Кроме того, Бэкон считает необходимым исследовать ту область, где остановился Везалий, – локализацию способностей души в человеческом теле: «Среди всех этих разделов учения <…> о согласии души и тела [нужно исследовать] <…> где, собственно, помещаются в человеческом теле и его органах отдельные способности души. <…> мнение Платона о том, что интеллект располагается в мозгу, как в крепости, дерзость (animositas) <…> – в сердце, похоть и чувственность – в печени и т. д., может быть, и не следует совершенно отбрасывать <…>. Кроме того, нельзя считать правильным и помещение всех упомянутых интеллектуальных способностей (воображения, рассудка, памяти) в желудочках мозга»[331]. Судя по тому, что Бэкон разделяет мнение Везалия об отсутствии прямой связи между способностями души и отделами мозга, он опирается только на данные, доказанные или опровергнутые эмпирически.
Тем не менее философ, признавая взаимовлияние тела и души, осторожно относится к алхимическим и астрологическим спекулятивным представлениям о прямой корреляции между микро– и Макрокосмом, согласно которым между ними существуют симпатические связи: «Мы не собираемся на этом основании разделять с Парацельсом и алхимиками их сумасбродные идеи относительно того, что в человеческом теле можно обнаружить соответствия отдельным видам, существующим во Вселенной (звездам, минералам и т. п.), ибо эти басни представляют собой несерьезное и примитивное истолкование знаменитого положения древних, что человек – это микрокосм, т. е. уменьшенный образ всего мира, и применение этого положения к их собственным измышлениям»[332]. Подобного рода скептицизм характерен для Бэкона, когда он не обнаруживал достаточных доказательств для теорий.
Предлагая исследовать тело в движении (физиогномику жеста), Бэкон переносит этот принцип и на физические природные тела, не видя между ними и одушевленными телами прямой связи: «Нужно выяснить, какое влияние и действие на характер движения тяжести оказывает форма падающего тела, например то, что тело широкое или плоское, кубическое, продолговатое, круглое, пирамидальное; как влияет на упомянутое движение то, что тела поворачиваются при падении или сохраняют свое исходное положение»[333]. Он полагает, что необходимо продолжить исследование физики движения, начатое Галилеем, соединив их с геометрией.

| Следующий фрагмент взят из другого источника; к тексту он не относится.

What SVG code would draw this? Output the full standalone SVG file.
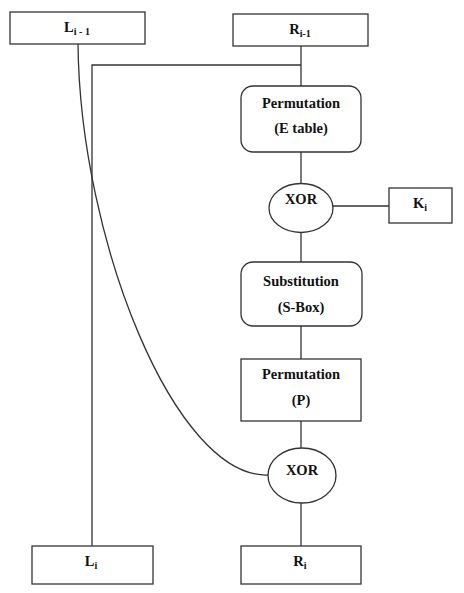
<svg xmlns="http://www.w3.org/2000/svg" width="464" height="593" viewBox="0 0 464 593">
<style>
.box{fill:#fff;stroke:#333;stroke-width:1.3}
.ln{fill:none;stroke:#333;stroke-width:1.3}
text{font-family:"Liberation Serif","Times New Roman",serif;font-weight:bold;font-size:14.5px;fill:#111;text-anchor:middle}
.sub{font-size:10px}
</style>
<rect width="464" height="593" fill="#fff"/>
<g id="connectors">
<path class="ln" d="M301 46 V86"/>
<path class="ln" d="M301 65 H92 V546" stroke="#111"/>
<path class="ln" d="M301 152 V184"/>
<path class="ln" d="M333 206 H389"/>
<path class="ln" d="M301 233 V262"/>
<path class="ln" d="M301 326 V359"/>
<path class="ln" d="M301 421 V448"/>
<path class="ln" d="M301 503 V546"/>
<path class="ln" d="M78 44 C80 240 175 478 268 475" stroke="#444"/>
</g>
<g id="L_i-1">
<rect class="box" x="10" y="12" width="135" height="32"/>
<text x="77" y="32">L<tspan class="sub" dy="3">i - 1</tspan></text>
</g>
<g id="R_i-1">
<rect class="box" x="233" y="14" width="135" height="32"/>
<text x="300" y="34">R<tspan class="sub" dy="3">i-1</tspan></text>
</g>
<g id="perm_e">
<rect class="box" x="241" y="86" width="120" height="66" rx="12"/>
<text x="301" y="108">Permutation</text>
<text x="301" y="133">(E table)</text>
</g>
<g id="xor1">
<ellipse class="box" cx="301" cy="208" rx="32" ry="24.5"/>
<text x="301" y="204">XOR</text>
</g>
<g id="K_i">
<rect class="box" x="389" y="188" width="63" height="35"/>
<text x="420" y="208">K<tspan class="sub" dy="3">i</tspan></text>
</g>
<g id="sbox">
<rect class="box" x="241" y="262" width="121" height="64" rx="12"/>
<text x="301" y="286">Substitution</text>
<text x="301" y="312">(S-Box)</text>
</g>
<g id="perm_p">
<rect class="box" x="241" y="359" width="120" height="62"/>
<text x="301" y="379">Permutation</text>
<text x="301" y="405">(P)</text>
</g>
<g id="xor2">
<ellipse class="box" cx="302" cy="475.5" rx="34" ry="27.5"/>
<text x="302" y="475">XOR</text>
</g>
<g id="L_i">
<rect class="box" x="32" y="546" width="121" height="38"/>
<text x="91" y="566">L<tspan class="sub" dy="3">i</tspan></text>
</g>
<g id="R_i">
<rect class="box" x="241" y="546" width="120" height="38"/>
<text x="300" y="566">R<tspan class="sub" dy="3">i</tspan></text>
</g>
</svg>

Таким образом, мы видим, что Бэкон избегает выстраивать прямую аналогию между космическими телами, человеческим телом и неодушевленным физическим телом. Проект восстановления наук о человеческом теле у него носит сугубо аналитический и утилитарный характер: он должен как приносить пользу отдельному человеку, так и вести к процветанию общества в свете христианского представления. Тем не менее при всем прагматизме бэконианского проекта изучения органического тела он так и не реализован до сих пор в том виде, в котором его представлял философ, хотя тенденция поиска физического основания способностей души сохраняется в современной науке.
В научных работах раннего Нового времени дискурс тела смещается в сторону поиска корреляций между физическими объектами и способами их точного измерения и фиксации их свойств. В «Диалоге о двух системах» Галилея мы видим полемику с аристотелианским восприятием тела, мыслимого в категориях «завершенности», «совершенности»[334], «простоты» и «покоя». Галилей выводит тело и его параметры из дискурса целеполагания и совершенства[335] в рамках аристотелианских оппозиций «простота/сложность», «движение/покой»[336], что позволяет ему сделать объектом исследования «сложное» тело и «движение» тел.